Records for processing ->
══════════

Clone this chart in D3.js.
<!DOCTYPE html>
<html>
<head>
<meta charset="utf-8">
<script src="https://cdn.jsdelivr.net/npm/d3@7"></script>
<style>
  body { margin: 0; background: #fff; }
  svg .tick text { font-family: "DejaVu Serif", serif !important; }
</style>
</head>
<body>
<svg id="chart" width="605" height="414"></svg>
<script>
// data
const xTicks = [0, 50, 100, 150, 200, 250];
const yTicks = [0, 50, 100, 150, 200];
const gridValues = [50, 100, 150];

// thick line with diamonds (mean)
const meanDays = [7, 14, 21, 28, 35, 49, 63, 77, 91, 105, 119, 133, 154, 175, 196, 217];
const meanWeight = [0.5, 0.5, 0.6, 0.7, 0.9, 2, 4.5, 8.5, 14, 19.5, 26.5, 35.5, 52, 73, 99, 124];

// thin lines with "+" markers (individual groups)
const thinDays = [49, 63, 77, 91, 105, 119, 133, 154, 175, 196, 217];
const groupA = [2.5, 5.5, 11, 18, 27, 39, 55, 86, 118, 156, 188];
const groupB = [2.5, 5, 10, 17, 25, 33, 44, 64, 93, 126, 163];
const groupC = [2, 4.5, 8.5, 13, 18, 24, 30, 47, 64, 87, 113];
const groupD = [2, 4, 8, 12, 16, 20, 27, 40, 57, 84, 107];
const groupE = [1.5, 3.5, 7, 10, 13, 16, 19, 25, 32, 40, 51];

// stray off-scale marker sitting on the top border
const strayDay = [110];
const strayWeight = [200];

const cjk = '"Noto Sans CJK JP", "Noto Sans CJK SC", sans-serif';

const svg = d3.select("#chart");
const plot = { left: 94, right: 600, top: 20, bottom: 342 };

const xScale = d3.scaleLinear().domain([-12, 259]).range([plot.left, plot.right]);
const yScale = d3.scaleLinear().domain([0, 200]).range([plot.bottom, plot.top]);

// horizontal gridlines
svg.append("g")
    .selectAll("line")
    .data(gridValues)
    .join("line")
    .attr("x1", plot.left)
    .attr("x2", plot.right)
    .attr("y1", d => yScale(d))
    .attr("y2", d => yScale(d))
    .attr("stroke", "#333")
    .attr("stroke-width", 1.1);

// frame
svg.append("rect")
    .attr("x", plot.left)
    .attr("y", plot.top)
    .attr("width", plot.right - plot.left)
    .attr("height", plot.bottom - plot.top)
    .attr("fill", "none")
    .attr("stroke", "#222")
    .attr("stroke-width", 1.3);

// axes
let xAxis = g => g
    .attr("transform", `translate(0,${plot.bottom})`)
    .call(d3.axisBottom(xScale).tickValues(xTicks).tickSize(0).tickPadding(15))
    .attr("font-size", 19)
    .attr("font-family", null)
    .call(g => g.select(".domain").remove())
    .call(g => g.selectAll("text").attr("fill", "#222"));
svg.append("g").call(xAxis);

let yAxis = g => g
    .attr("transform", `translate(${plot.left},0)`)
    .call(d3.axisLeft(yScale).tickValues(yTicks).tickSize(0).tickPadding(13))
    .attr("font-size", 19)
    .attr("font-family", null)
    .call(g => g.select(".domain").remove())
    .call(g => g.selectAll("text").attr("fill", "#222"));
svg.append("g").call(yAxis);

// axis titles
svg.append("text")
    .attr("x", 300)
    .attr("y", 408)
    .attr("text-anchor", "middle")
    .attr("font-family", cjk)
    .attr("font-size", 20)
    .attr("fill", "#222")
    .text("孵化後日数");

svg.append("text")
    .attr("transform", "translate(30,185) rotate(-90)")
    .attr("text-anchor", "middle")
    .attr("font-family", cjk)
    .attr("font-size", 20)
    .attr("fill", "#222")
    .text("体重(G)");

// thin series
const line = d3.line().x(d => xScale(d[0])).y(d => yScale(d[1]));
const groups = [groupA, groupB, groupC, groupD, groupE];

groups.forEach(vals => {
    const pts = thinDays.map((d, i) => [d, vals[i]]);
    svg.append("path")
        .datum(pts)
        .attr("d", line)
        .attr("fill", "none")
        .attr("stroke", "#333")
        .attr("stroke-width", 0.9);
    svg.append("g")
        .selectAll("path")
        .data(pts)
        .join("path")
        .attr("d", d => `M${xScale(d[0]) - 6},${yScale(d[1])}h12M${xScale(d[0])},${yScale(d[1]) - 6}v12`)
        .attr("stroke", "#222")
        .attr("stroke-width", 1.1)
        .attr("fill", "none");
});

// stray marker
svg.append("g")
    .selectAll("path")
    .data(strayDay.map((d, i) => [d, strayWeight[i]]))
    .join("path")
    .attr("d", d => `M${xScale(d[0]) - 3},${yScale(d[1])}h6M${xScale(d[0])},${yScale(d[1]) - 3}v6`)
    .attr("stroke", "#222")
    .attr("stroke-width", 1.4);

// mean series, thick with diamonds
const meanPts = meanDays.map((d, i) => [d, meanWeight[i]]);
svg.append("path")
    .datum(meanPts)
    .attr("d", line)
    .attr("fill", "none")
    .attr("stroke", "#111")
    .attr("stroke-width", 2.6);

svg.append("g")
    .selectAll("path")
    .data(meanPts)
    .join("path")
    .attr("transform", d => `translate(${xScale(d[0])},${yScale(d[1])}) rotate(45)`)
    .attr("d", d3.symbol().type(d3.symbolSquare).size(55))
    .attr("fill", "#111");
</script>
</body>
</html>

══════════

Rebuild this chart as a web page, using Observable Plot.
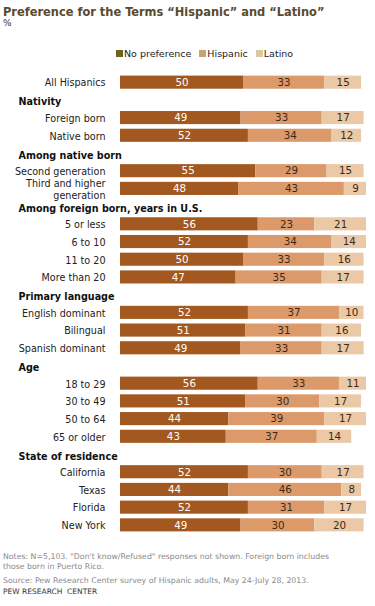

══════════

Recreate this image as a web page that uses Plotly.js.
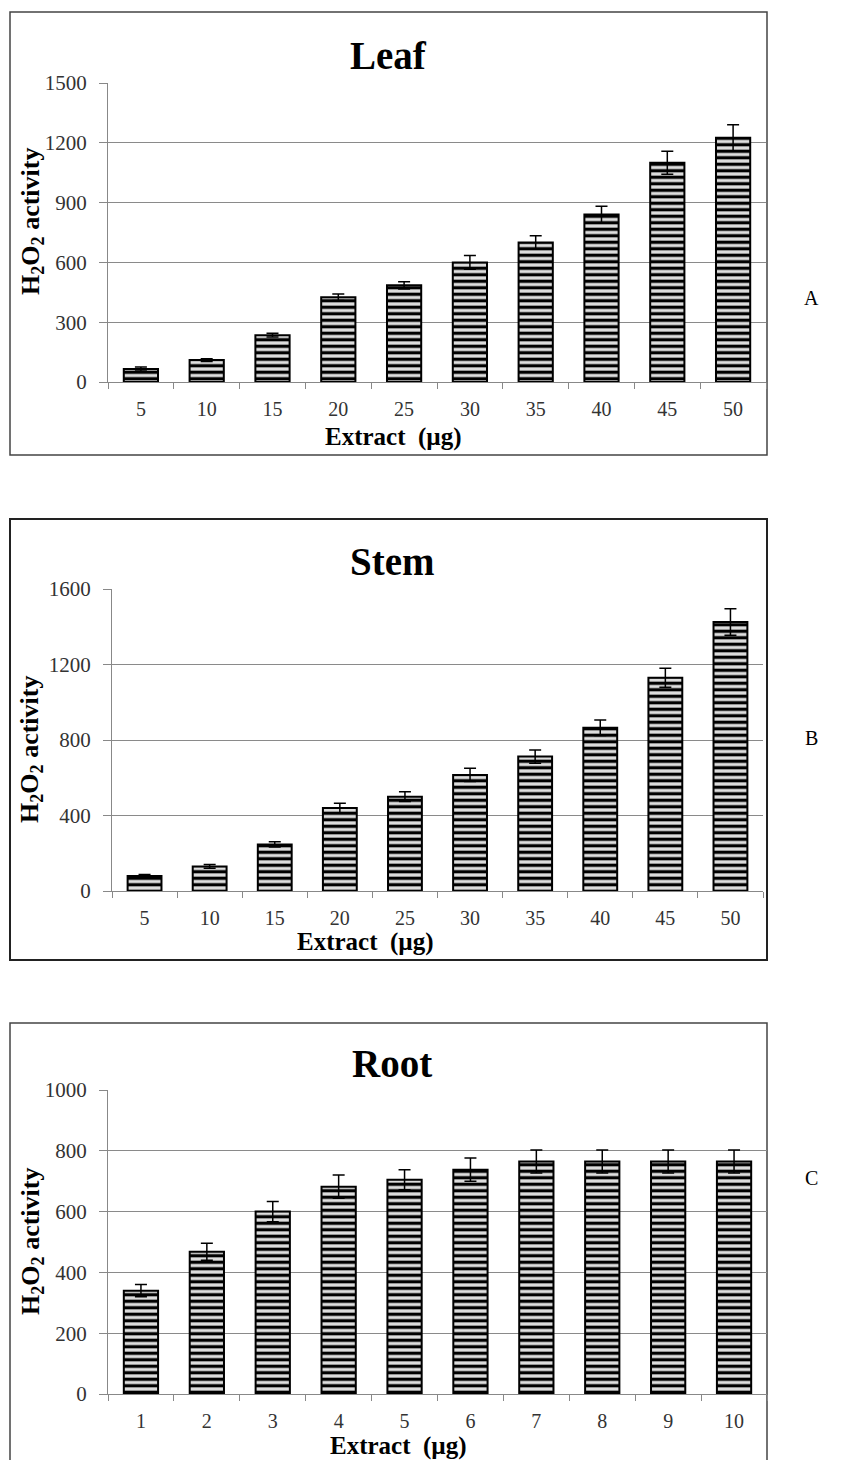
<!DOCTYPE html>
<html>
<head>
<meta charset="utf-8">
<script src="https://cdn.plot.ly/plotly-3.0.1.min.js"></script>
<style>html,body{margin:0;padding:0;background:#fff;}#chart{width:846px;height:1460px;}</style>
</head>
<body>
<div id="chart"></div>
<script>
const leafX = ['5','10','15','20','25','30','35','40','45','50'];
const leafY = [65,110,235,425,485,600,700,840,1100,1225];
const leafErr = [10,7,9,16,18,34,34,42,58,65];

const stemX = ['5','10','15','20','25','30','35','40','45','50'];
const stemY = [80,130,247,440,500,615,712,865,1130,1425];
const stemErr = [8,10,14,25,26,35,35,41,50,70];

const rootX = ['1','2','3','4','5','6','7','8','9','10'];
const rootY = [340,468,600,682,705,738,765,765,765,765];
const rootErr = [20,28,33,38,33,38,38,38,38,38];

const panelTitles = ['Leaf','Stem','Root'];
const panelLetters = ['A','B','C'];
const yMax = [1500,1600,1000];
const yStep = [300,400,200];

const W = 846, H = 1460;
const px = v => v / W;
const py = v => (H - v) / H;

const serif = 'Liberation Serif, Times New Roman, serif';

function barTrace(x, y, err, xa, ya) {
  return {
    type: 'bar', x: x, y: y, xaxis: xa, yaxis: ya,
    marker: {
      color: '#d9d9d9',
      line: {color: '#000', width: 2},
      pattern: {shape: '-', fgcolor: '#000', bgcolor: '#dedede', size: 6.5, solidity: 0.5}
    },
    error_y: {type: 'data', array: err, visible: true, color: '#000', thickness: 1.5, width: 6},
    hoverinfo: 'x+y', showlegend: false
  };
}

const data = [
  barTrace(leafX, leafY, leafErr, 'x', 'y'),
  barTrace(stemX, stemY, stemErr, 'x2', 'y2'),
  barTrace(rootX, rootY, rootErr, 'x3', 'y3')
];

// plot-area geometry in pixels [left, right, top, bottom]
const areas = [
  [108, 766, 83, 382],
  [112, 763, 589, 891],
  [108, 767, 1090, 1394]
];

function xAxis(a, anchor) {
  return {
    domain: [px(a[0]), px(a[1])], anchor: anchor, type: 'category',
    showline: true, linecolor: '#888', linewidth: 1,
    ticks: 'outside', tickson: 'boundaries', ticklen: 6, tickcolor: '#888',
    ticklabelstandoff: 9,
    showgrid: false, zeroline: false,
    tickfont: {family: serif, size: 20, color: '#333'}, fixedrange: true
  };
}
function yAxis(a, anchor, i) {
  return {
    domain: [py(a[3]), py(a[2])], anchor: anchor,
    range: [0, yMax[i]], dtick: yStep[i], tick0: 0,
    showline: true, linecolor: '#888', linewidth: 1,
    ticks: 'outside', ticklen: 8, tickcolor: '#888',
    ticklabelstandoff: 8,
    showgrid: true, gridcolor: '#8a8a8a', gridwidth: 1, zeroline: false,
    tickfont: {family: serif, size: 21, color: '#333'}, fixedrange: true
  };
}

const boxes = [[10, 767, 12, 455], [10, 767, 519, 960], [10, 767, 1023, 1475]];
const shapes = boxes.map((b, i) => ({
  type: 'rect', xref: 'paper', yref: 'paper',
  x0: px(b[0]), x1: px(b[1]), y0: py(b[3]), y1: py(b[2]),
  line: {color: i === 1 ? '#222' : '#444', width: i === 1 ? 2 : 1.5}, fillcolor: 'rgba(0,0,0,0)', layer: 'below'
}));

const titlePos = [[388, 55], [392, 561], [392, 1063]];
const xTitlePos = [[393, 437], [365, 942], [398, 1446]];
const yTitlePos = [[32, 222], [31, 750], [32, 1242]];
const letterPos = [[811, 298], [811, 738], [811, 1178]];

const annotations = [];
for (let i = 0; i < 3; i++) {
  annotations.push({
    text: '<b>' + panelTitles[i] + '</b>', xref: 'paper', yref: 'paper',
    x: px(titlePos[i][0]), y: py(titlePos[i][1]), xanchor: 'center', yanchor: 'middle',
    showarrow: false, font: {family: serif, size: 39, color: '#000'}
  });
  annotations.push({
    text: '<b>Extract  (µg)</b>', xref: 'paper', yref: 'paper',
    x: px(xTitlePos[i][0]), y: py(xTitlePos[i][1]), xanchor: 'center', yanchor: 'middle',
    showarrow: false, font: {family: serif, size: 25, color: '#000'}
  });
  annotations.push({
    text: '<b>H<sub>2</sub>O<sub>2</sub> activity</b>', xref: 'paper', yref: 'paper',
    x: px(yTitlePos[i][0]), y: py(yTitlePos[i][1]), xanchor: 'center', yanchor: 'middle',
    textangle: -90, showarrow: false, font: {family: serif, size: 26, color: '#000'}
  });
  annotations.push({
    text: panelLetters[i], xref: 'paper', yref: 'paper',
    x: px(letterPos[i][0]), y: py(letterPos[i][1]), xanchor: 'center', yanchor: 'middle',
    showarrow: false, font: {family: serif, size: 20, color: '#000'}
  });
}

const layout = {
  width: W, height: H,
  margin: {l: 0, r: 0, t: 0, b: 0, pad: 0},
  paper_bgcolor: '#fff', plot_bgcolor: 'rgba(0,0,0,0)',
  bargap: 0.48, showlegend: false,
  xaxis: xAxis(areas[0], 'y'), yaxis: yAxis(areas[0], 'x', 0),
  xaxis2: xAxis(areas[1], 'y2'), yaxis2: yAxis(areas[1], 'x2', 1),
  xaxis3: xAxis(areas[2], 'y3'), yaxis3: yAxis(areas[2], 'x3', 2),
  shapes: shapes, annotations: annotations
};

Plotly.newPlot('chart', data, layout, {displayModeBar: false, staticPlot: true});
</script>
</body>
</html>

══════════

Exercise details -> Exactly and exclusively, reproduce the lines that start at the line containing "Clone this chart in D3.js." and end at the line containing "73, 99, 124];", inclusive of both.

Output below ->
Clone this chart in D3.js.
<!DOCTYPE html>
<html>
<head>
<meta charset="utf-8">
<script src="https://cdn.jsdelivr.net/npm/d3@7"></script>
<style>
  body { margin: 0; background: #fff; }
  svg .tick text { font-family: "DejaVu Serif", serif !important; }
</style>
</head>
<body>
<svg id="chart" width="605" height="414"></svg>
<script>
// data
const xTicks = [0, 50, 100, 150, 200, 250];
const yTicks = [0, 50, 100, 150, 200];
const gridValues = [50, 100, 150];

// thick line with diamonds (mean)
const meanDays = [7, 14, 21, 28, 35, 49, 63, 77, 91, 105, 119, 133, 154, 175, 196, 217];
const meanWeight = [0.5, 0.5, 0.6, 0.7, 0.9, 2, 4.5, 8.5, 14, 19.5, 26.5, 35.5, 52, 73, 99, 124];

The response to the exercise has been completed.